Unfortunately, in this phase, we might think that God has given us His power to fulfill our plans! Furthermore, we might think that God’s power and our ability combined make a good team (i.e., we think God is fortunate to have us on His team). Therefore, God does not leave those that begin to operate in the power of the Gospel in this phase for too long. We must learn that it is God alone! (1 Timothy 1:17). This lesson will start to be learned at the Table of Showbread.
To be continued (1)…
– The Tabernacle of Moses Series:
- God’s Heavenly Pattern for our Spiritual Transformation – Part I: The Outer Court
- God’s Heavenly Pattern for our Spiritual Transformation – Part II: The Holy Place
- God’s Heavenly Pattern for our Spiritual Transformation – Part III: The Holy Place
- God’s Heavenly Pattern for our Spiritual Transformation – Part IV: The Holy Place
- God’s Heavenly Pattern for our Spiritual Transformation – Part V: The Most Holy Place
- God’s Heavenly Pattern for our Spiritual Transformation – Part VI: The Priestly Garments
- God’s Heavenly Pattern for our Spiritual Transformation – Part VII: Our Great High Priest
(1) Left-click on the underlined phrase to open another article in a different tab with more explanation.

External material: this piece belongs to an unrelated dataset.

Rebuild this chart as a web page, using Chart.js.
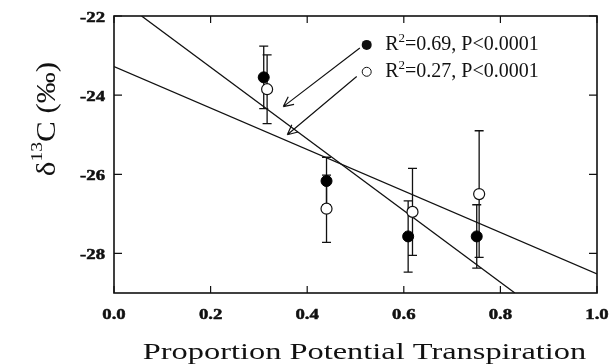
<!DOCTYPE html>
<html lang="en">
<head>
<meta charset="UTF-8">
<title>d13C vs proportion potential transpiration</title>
<script src="https://cdn.jsdelivr.net/npm/chart.js"></script>
<style>
  html, body { margin: 0; padding: 0; background: #fff; }
</style>
</head>
<body>
<canvas id="chart" width="610" height="364"></canvas>
<script>
// filled circles (R2=0.69)
const filledX = [0.31, 0.44, 0.609, 0.751];
const filledY = [-23.55, -26.17, -27.57, -27.57];
const filledErr = [0.79, 0.6, 0.9, 0.8];
// open circles (R2=0.27)
const openX = [0.317, 0.44, 0.618, 0.756];
const openY = [-23.85, -26.87, -26.95, -26.5];
const openErr = [0.87, 0.85, 1.1, 1.6];
// regression lines, end points
const fitFilledX = [0.057, 0.83];
const fitFilledY = [-22, -29];
const fitOpenX = [0, 1];
const fitOpenY = [-23.28, -28.52];

const xTicks = [0, 0.2, 0.4, 0.6, 0.8, 1.0];
const xTickLabels = ['0.0', '0.2', '0.4', '0.6', '0.8', '1.0'];
const yTicks = [-22, -24, -26, -28];
const yTickLabels = ['-22', '-24', '-26', '-28'];

const legendTexts = ['=0.69, P<0.0001', '=0.27, P<0.0001'];
// arrows from the legend to the lines: [x0, y0, x1, y1] in data units
const arrows = [[0.509, -22.81, 0.3505, -24.29], [0.5025, -23.53, 0.3588, -25.0]];

const SERIF = '"Liberation Serif", "Times New Roman", serif';

function pts(xs, ys) { return xs.map((x, i) => ({ x: x, y: ys[i] })); }

// draws text squeezed/stretched horizontally (heavy = extra outline)
function stretchText(ctx, text, x, y, font, sx, align, heavy) {
    ctx.save();
    ctx.font = font;
    ctx.textAlign = 'left';
    ctx.textBaseline = 'alphabetic';
    const w = ctx.measureText(text).width * sx;
    const left = align === 'center' ? x - w / 2 : align === 'right' ? x - w : x;
    ctx.translate(left, y);
    ctx.scale(sx, 1);
    ctx.fillText(text, 0, 0);
    if (heavy) {
        ctx.strokeStyle = ctx.fillStyle;
        ctx.lineWidth = heavy;
        ctx.strokeText(text, 0, 0);
    }
    ctx.restore();
}

// text pieces with superscripts, starting at x
function richText(ctx, parts, x, y) {
    parts.forEach(p => {
        ctx.font = p.font;
        ctx.fillText(p.t, x, y + (p.dy || 0));
        x += ctx.measureText(p.t).width;
    });
    return x;
}
function richWidth(ctx, parts) {
    return parts.reduce((w, p) => { ctx.font = p.font; return w + ctx.measureText(p.t).width; }, 0);
}

function errBars(ctx, xs, ys, errs, xs_, ys_) {
    xs.forEach((v, i) => {
        const px = xs_.getPixelForValue(v);
        const t = ys_.getPixelForValue(ys[i] + errs[i]);
        const b = ys_.getPixelForValue(ys[i] - errs[i]);
        ctx.beginPath();
        ctx.moveTo(px, t); ctx.lineTo(px, b);
        ctx.moveTo(px - 4.5, t); ctx.lineTo(px + 4.5, t);
        ctx.moveTo(px - 4.5, b); ctx.lineTo(px + 4.5, b);
        ctx.stroke();
    });
}

const decor = {
    id: 'decor',
    beforeDatasetsDraw(chart) {
        const ctx = chart.ctx, a = chart.chartArea;
        const sx = chart.scales.x, sy = chart.scales.y;
        ctx.save();
        ctx.strokeStyle = '#111';
        ctx.lineWidth = 1.3;
        errBars(ctx, openX, openY, openErr, sx, sy);
        errBars(ctx, filledX, filledY, filledErr, sx, sy);

        // frame and inward ticks
        ctx.lineWidth = 1.6;
        ctx.strokeRect(a.left, a.top, a.right - a.left, a.bottom - a.top);
        ctx.lineWidth = 1.2;
        ctx.beginPath();
        xTicks.forEach(v => {
            const px = sx.getPixelForValue(v);
            ctx.moveTo(px, a.bottom); ctx.lineTo(px, a.bottom - 7);
            ctx.moveTo(px, a.top); ctx.lineTo(px, a.top + 7);
        });
        yTicks.forEach(v => {
            const py = sy.getPixelForValue(v);
            ctx.moveTo(a.left, py); ctx.lineTo(a.left + 8, py);
            ctx.moveTo(a.right, py); ctx.lineTo(a.right - 8, py);
        });
        ctx.stroke();

        // arrows
        ctx.lineWidth = 1.2;
        arrows.forEach(r => {
            const x0 = sx.getPixelForValue(r[0]), y0 = sy.getPixelForValue(r[1]);
            const x1 = sx.getPixelForValue(r[2]), y1 = sy.getPixelForValue(r[3]);
            const ang = Math.atan2(y1 - y0, x1 - x0);
            ctx.beginPath();
            ctx.moveTo(x0, y0); ctx.lineTo(x1, y1);
            [0.45, -0.45].forEach(d => {
                ctx.moveTo(x1, y1);
                ctx.lineTo(x1 - 11 * Math.cos(ang + d), y1 - 11 * Math.sin(ang + d));
            });
            ctx.stroke();
        });
        ctx.restore();
    },
    afterDraw(chart) {
        const ctx = chart.ctx, a = chart.chartArea;
        const sx = chart.scales.x, sy = chart.scales.y;
        ctx.save();
        ctx.fillStyle = '#111';

        // tick labels
        const tickFont = 'bold 15px ' + SERIF;
        xTicks.forEach((v, i) => stretchText(ctx, xTickLabels[i], sx.getPixelForValue(v), a.bottom + 26, tickFont, 1.25, 'center', 0.5));
        yTicks.forEach((v, i) => stretchText(ctx, yTickLabels[i], a.left - 9, sy.getPixelForValue(v) + 6, tickFont, 1.25, 'right', 0.5));

        // x title
        stretchText(ctx, 'Proportion Potential Transpiration', (a.left + a.right) / 2 + 9, 359, '24px ' + SERIF, 1.35, 'center');

        // y title, rotated
        const yParts = [
            { t: 'δ', font: '27px ' + SERIF },
            { t: '13', font: '17px ' + SERIF, dy: -13 },
            { t: 'C (‰)', font: '27px ' + SERIF }
        ];
        ctx.save();
        ctx.translate(55, 119);
        ctx.rotate(-Math.PI / 2);
        ctx.scale(1.15, 1);
        ctx.textAlign = 'left';
        ctx.textBaseline = 'alphabetic';
        richText(ctx, yParts, -richWidth(ctx, yParts) / 2, 0);
        ctx.restore();

        // legend
        const lx = sx.getPixelForValue(0.5232);
        const ly = [sy.getPixelForValue(-22.73), sy.getPixelForValue(-23.41)];
        ctx.lineWidth = 1;
        ctx.strokeStyle = '#111';
        ctx.beginPath(); ctx.arc(lx, ly[0], 5, 0, Math.PI * 2); ctx.fill();
        ctx.beginPath(); ctx.arc(lx, ly[1], 4.5, 0, Math.PI * 2);
        ctx.fillStyle = '#fff'; ctx.fill(); ctx.stroke();
        ctx.fillStyle = '#111';
        ctx.textAlign = 'left';
        ctx.textBaseline = 'alphabetic';
        legendTexts.forEach((s, i) => {
            richText(ctx, [
                { t: 'R', font: '20px ' + SERIF },
                { t: '2', font: '13px ' + SERIF, dy: -8 },
                { t: s, font: '20px ' + SERIF }
            ], lx + 18.5, ly[i] + 5);
        });
        ctx.restore();
    }
};

new Chart(document.getElementById('chart'), {
    type: 'scatter',
    data: {
        datasets: [
            { label: 'filled', data: pts(filledX, filledY), backgroundColor: '#000', borderColor: '#000', pointRadius: 5.5, order: 1 },
            { label: 'open', data: pts(openX, openY), backgroundColor: '#fff', borderColor: '#111', borderWidth: 1.2, pointRadius: 5.5, order: 2 },
            { type: 'line', label: 'fit filled', data: pts(fitFilledX, fitFilledY), borderColor: '#111', borderWidth: 1.3, pointRadius: 0, fill: false, order: 3 },
            { type: 'line', label: 'fit open', data: pts(fitOpenX, fitOpenY), borderColor: '#111', borderWidth: 1.3, pointRadius: 0, fill: false, order: 3 }
        ]
    },
    options: {
        responsive: false,
        animation: false,
        layout: { padding: { left: 114, top: 16, right: 13, bottom: 71 } },
        plugins: { legend: { display: false }, tooltip: { enabled: false } },
        scales: {
            x: { type: 'linear', min: 0, max: 1, display: false },
            y: { type: 'linear', min: -29, max: -22, display: false }
        }
    },
    plugins: [decor]
});
</script>
</body>
</html>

(2) The model of the Tabernacle housed at Glencairn Museum is remarkable for several reasons. It was built over a ten-year period, beginning in 1921, and was designed to be part of an educational program for the children at Bryn Athyn Church School. it was crafted with extraordinary reverence through the efforts of an entire school of little children (Luke 18:16,17). First, the children were prepared with a yearlong series of special worship services, during which they learned about the Tabernacle’s structure and significance. At these services, the children were asked to bring one piece of precious jewelry each, as a donation from their families to help fund the project. The process was intended to reenact the donations given by the Israelite families for the original Tabernacle (Exodus 35:20-29). Children in all eight grades worked on the project and, because it took a total of ten years to complete, many of the children participated over the span of their education. While the children worked hard at making various parts of the Tabernacle model, it is clear that teachers or hired professional craftsmen created much of the final product. The gold lampstand and other metalwork, for instance, were created by an expert goldsmith under the supervision of Fred J. Cooper. Thorsten Sigstedt, a sculptor, carved the figures of the priests and Levites. And the curtains woven with cherubim had to be made by an altar-cloth company in Stockholm, as theirs was the only loom that could weave with real gold thread.